We had nothing to do other than to go in and eat “mid rats” (night crew lunch) and hope we were not about to get yelled at by everyone for having to replace an engine. Still, it felt like any other lunch we’d had over the last few months. We had finally graduated from getting fed bacon and rice every day for a month and a half to actually getting real food. We talked about what everyone was working on and possible solutions for the issues on their birds. There was a steady amount of smack talk; that was what generally got us through our day.
Toward the end of mid rats, an airframe supervisor came over to tell us he got the screw out of the engine. This was the best news I had heard all day. What none of us could have known was we were all about to also receive possibly the worst news of our lives later that morning.
We headed back out to the aircraft and installed a replacement thermocouple so we could continue the troubleshooting process on the engine. Once we installed it, we took some more resistance measurements and determined our three hours of work had done absolutely nothing to change the state of the system. My co-worker asked me to check a connection in an electronics compartment. I opened up the door and looked up to where the connection was supposed to be. I started laughing hysterically (because, as previously mentioned, that is what I do when I don’t know what else to do). Sitting in front of me was a wiring connection disconnected and just dangling there right in front of our faces.
I yelled up to him that I thought I had found the problem.
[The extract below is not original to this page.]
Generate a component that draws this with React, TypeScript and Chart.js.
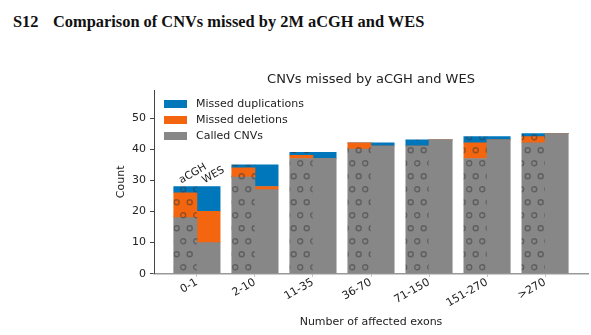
import React, { useEffect, useRef } from 'react';
import { Chart, registerables } from 'chart.js';

Chart.register(...registerables);

const categories = ['0-1', '2-10', '11-35', '36-70', '71-150', '151-270', '>270'];
const platforms = ['aCGH', 'WES'];
const acghCalled = [18, 31, 37, 40, 41, 37, 42];
const acghDeletions = [8, 3, 1, 2, 0, 5, 2];
const acghDuplications = [2, 1, 1, 0, 2, 2, 1];
const wesCalled = [10, 27, 37, 41, 43, 43, 45];
const wesDeletions = [10, 1, 0, 0, 0, 0, 0];
const wesDuplications = [8, 7, 2, 1, 0, 1, 0];
const yTicks = [0, 10, 20, 30, 40, 50];
const yMax = 59;
const barWidth = 0.4;
const chartTitle = 'CNVs missed by aCGH and WES';

const BLUE = '#0077BB';
const ORANGE = '#F4650F';
const GREY = '#878787';
const TEXT = '#222222';
const FONT = 'DejaVu Sans';

function makePattern(color: string): CanvasPattern | string {
  const c = document.createElement('canvas');
  c.width = 13;
  c.height = 26;
  const g = c.getContext('2d');
  if (!g) return color;
  g.fillStyle = color;
  g.fillRect(0, 0, 13, 26);
  g.strokeStyle = 'rgba(55,55,55,0.5)';
  g.lineWidth = 1.4;
  const circles = [[1.2, 7.3], [14.2, 7.3], [7.7, 20.3]];
  for (const [x, y] of circles) {
    g.beginPath();
    g.arc(x, y, 2.5, 0, Math.PI * 2);
    g.stroke();
  }
  return g.createPattern(c, 'repeat') || color;
}

function points(a: number[], w: number[]) {
  return categories.flatMap((_, i) => [
    { x: i - barWidth / 2, y: a[i], platform: platforms[0] },
    { x: i + barWidth / 2, y: w[i], platform: platforms[1] },
  ]);
}

export default function App() {
  const ref = useRef<HTMLCanvasElement | null>(null);

  useEffect(() => {
    if (!ref.current) return;
    const patterns: Record<string, CanvasPattern | string> = {
      [BLUE]: makePattern(BLUE),
      [ORANGE]: makePattern(ORANGE),
      [GREY]: makePattern(GREY),
    };
    const fill = (color: string) => (ctx: any) =>
      ctx && ctx.type === 'data' && ctx.raw && ctx.raw.platform === 'aCGH' ? patterns[color] : color;

    const n = categories.length;
    const lo = -barWidth;
    const hi = n - 1 + barWidth;
    const margin = (hi - lo) * 0.05;

    const overlay = {
      id: 'overlay',
      afterDatasetsDraw(chart: any) {
        const ctx = chart.ctx;
        const ca = chart.chartArea;
        const xs = chart.scales.x;
        const ys = chart.scales.y;
        ctx.save();
        // title centred over the plot area
        ctx.font = `13px "${FONT}"`;
        ctx.textAlign = 'center';
        ctx.textBaseline = 'alphabetic';
        ctx.fillStyle = TEXT;
        ctx.fillText(chartTitle, (ca.left + ca.right) / 2, ca.top - 7);
        // legend
        const ds = [...chart.data.datasets].reverse();
        ctx.font = `11px "${FONT}"`;
        ctx.textBaseline = 'middle';
        ctx.textAlign = 'left';
        ds.forEach((d: any, i: number) => {
          const bx = ca.left + 10;
          const by = ca.top + 10 + i * 16;
          ctx.fillStyle = d.legendColor;
          ctx.fillRect(bx, by, 23, 8);
          ctx.fillStyle = TEXT;
          ctx.fillText(d.label, bx + 32, by + 4.5);
        });
        // platform labels above first group
        ctx.font = `10.5px "${FONT}"`;
        ctx.textBaseline = 'alphabetic';
        const totals = [
          acghCalled[0] + acghDeletions[0] + acghDuplications[0],
          wesCalled[0] + wesDeletions[0] + wesDuplications[0],
        ];
        platforms.forEach((p, k) => {
          const x = xs.getPixelForValue(0 + (k === 0 ? -1 : 1) * barWidth / 2);
          const y = ys.getPixelForValue(totals[k]);
          ctx.save();
          ctx.translate(x - 4, y - 3);
          ctx.rotate(-Math.PI / 6);
          ctx.fillStyle = TEXT;
          ctx.fillText(p, 0, 0);
          ctx.restore();
        });
        ctx.restore();
      },
    };

    const chart = new Chart(ref.current, {
      type: 'bar',
      data: {
        datasets: [
          { label: 'Called CNVs', data: points(acghCalled, wesCalled), backgroundColor: fill(GREY), legendColor: GREY } as any,
          { label: 'Missed deletions', data: points(acghDeletions, wesDeletions), backgroundColor: fill(ORANGE), legendColor: ORANGE } as any,
          { label: 'Missed duplications', data: points(acghDuplications, wesDuplications), backgroundColor: fill(BLUE), legendColor: BLUE } as any,
        ],
      },
      options: {
        animation: false,
        responsive: false,
        devicePixelRatio: 1,
        layout: { padding: { top: 90, left: 113, right: 3, bottom: 0 } },
        datasets: { bar: { barPercentage: 1, categoryPercentage: 1, borderWidth: 0 } },
        font: { family: FONT },
        plugins: {
          legend: { display: false },
          tooltip: { enabled: false },
          title: { display: false },
        },
        scales: {
          x: {
            type: 'linear',
            stacked: true,
            offset: false,
            min: lo - margin,
            max: hi + margin,
            afterBuildTicks: (s: any) => {
              s.ticks = categories.map((_, i) => ({ value: i }));
            },
            afterFit: (s: any) => {
              s.height = 61.3;
            },
            grid: { offset: false, drawOnChartArea: false, drawTicks: true, tickLength: 3, color: '#bbbbbb' },
            border: { color: '#999999', width: 1.5 },
            ticks: {
              autoSkip: false,
              minRotation: 30,
              maxRotation: 30,
              padding: -1,
              color: TEXT,
              font: { family: FONT, size: 11 },
              callback: (v: any) => categories[v] ?? '',
            },
            title: {
              display: true,
              text: 'Number of affected exons',
              color: TEXT,
              font: { family: FONT, size: 11 },
              padding: { top: 0, bottom: 6 },
            },
          },
          y: {
            stacked: true,
            min: 0,
            max: yMax,
            afterBuildTicks: (s: any) => {
              s.ticks = yTicks.map((v) => ({ value: v }));
            },
            afterFit: (s: any) => {
              s.width = 41;
            },
            grid: { drawOnChartArea: false, drawTicks: true, tickLength: 4, color: '#444444' },
            border: { color: '#444444', width: 1 },
            ticks: { padding: 4, color: TEXT, font: { family: FONT, size: 11 } },
            title: {
              display: true,
              text: 'Count',
              color: TEXT,
              font: { family: FONT, size: 11 },
              padding: { top: 2, bottom: 0 },
            },
          },
        },
      } as any,
      plugins: [overlay],
    });
    return () => chart.destroy();
  }, []);

  return (
    <div style={{ position: 'absolute', left: 0, top: 0, width: 591, height: 335, background: '#fff' }}>
      <div
        style={{
          position: 'absolute',
          left: 13,
          top: 12,
          fontFamily: '"Liberation Serif", serif',
          fontWeight: 'bold',
          fontSize: 16.4,
          lineHeight: '20px',
          whiteSpace: 'nowrap',
          color: '#111',
        }}
      >
        <span>S12</span>
        <span style={{ position: 'absolute', left: 40 }}>Comparison of CNVs missed by 2M aCGH and WES</span>
      </div>
      <canvas ref={ref} width={591} height={335} style={{ position: 'absolute', left: 0, top: 0, width: 591, height: 335 }} />
    </div>
  );
}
He asked what I meant, and I told him to come look. We both felt a little bit upset that it took us this long to figure out something so obvious, but that is how it works sometimes.
We were just about finished buttoning everything up. I connected the disconnected connector and was about to close the electronics department.
Another member of our shop came out to talk to us. He asked if we had heard anything about why only one of the two aircraft we had sent out came back. This wasn’t super atypical. Perhaps it had a maintenance issue at another airfield; perhaps it was getting fuel and the other one didn’t need fuel because it was going into inspection the next day. No big deal, right? We thought nothing of it; we packed up our tools, our publications, and our broken screw, and we headed back into the shop.
The sun was rising. We walked back to the shop trying to hurry because we knew we were cutting it close to morning meeting time. We busted into the closed door—the door was always open, and we found it strange that for seemingly no reason whatsoever it was closed. As the door swung open, I saw 40 people sitting on the ground looking up at someone addressing the group.
These were faces that I saw every morning, and I knew what each one was supposed to look like. Some were usually happy, some were usually stressed, and others were usually tired.
This morning was different, though. Every single one of these faces looked lost. On any other day of my life, I would have jumped right in and said, “Why the hell is everyone looking up here like their puppy dog just died?” Instead, I looked up inquisitively at the person addressing the room.
“Hey, what’s going on?” I asked.
In the coldest, most detached tone anyone has ever spoken to me in my life, he replied.
“You may have noticed that only one of the birds came back last night,” he said. “Sometime in the early hours of the morning, there was a crash. Everybody is gone.”
My brain decides to keep one other memory floating around clear as day.
It was two days later and we were all at the memorial service. The last two days had sucked, and everyone just quietly went about their business. During the memorial service, the sergeant major ran through roll call. A band detachment member started playing taps. I looked around and saw 300 hundred people in a makeshift auditorium. Three hundred people who, up until that day, I had been led to believe were all superhuman. Every single one of them started bawling. At this point, I realize that no matter what we are led to believe in boot camp, once you strip away all of the hypermasculinity and belief that we are indestructible, in the end, we are all just human.